PORTSMOUTH — Hoping to finally put to rest any lingering questions about the $800,000 “Heidi Drive settlement,” Town Administrator Richard Rainer Jr. explained in greater detail Monday night how the town accounted for the payout in its budget.
The bottom line, Mr. Rainer reiterated to the Town Council, was that the town followed protocol and shouldn’t be held under a cloud of suspicion.
“We have done nothing to bring shame to Portsmouth. Everything we have done has been in accordance with Rhode Island state law,” the administrator said.
Finance Director John Menke, who was hired after the Heidi Drive settlement was made, agreed. Mr. Menke said he contacted the office of the state auditor general, who assured him the town’s financial reporting is in compliance with the law.
“For accounting purposes, the Town of Portsmouth did no wrong,” he said.
Questions regarding the accounting methods the town used to pay Rhode Island Nurseries the settlement, which followed litigation over a paper road a previous council voted to abandon in 2011, were first raised at the March 27 meeting by Larry Fitzmorris of Portsmouth Concerned Citizens.

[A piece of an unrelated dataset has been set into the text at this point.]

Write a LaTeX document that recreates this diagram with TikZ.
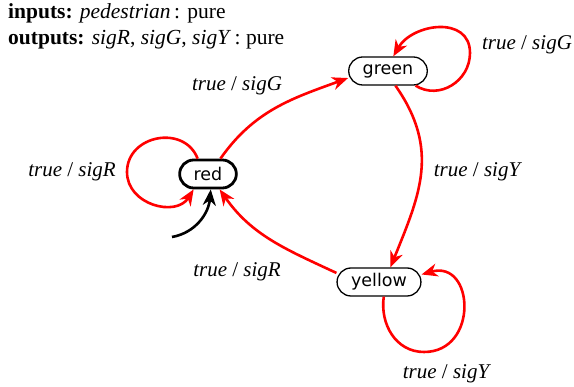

He accused the town of running a deficit of nearly $700,000 for fiscal year 2015-2016 without reporting it publicly or to the state, as required by law. Mr. Fitzmorris said he first learned of the shortfall when he read the town audit prepared by Marcus, LLP that was presented to the council Jan. 23.
Town officials countered there never was any budget deficit to disclose. In fact, the town finished the fiscal year with $178,400 surplus in its operational budget, according to Mr. Rainer and Council President Keith Hamilton.
Mr. Rainer explained that the $800,000 settlement was reached on Oct. 13, 2016, after two mediation sessions with Rhode Island Nurseries. The settlement had to be paid within 30 days, which took officials by surprise since they were hoping to make the payout in increments over time, said Mr. Rainer. The money was paid via wire transfer, he added.
Calendar year vs. fiscal year
The fiscal year ended June 30, 2016, but under accounting regulations Marcus, LLP had to take into account all transactions through Dec. 31, the end of the calendar year. That’s why $699,863 shows up in the audit as a “subsequent event” and not as a deficit, Mr. Rainer said.
James Wilkinson of Marcus LLP acknowledged that the bookkeeping procedure can appear confusing, but that it follows proper rules of accounting.
As for where the money for the settlement came from, $200,000 had already been set aside in anticipated legal fees and the remaining $600,000 was taken from a bond for the construction of a new police station, he said. The bond resolution was presented to the council in open session by Interim Finance Director David Faucher on Nov. 28. The resolution made it clear that a $600,000 appropriation from the bond would be used for the settlement, Mr. Rainer said.
Despite Mr. Rainer’s explanation, Mr. Fitzmorris said there were still “outstanding issues” regarding the town’s bookkeeping.
“Moving a charge backward in time to another fiscal year is unusual,” he said.
Mr. Hamilton, however, said the discussion had run its course.
“There was, A) no hanky-panky; and B) the people were paid,” he said. “I think we’ve killed this horse.”
Council member Linda Ujifusa said since Mr. Fitzmorris wasn’t alleging that any harm was done to the town’s citizens, then the council should move on. The decision in 2011 to abandon the Heidi Drive extension, which cost the town $800,000, is what should anger residents, she said.
Council member Elizabeth Pedro took issue with those remarks. “I do not appreciate Ms. Ujifusa’s comments, which are political grandstanding,” she said.
“It’s a statement of fact,” Ms. Ujifusa replied.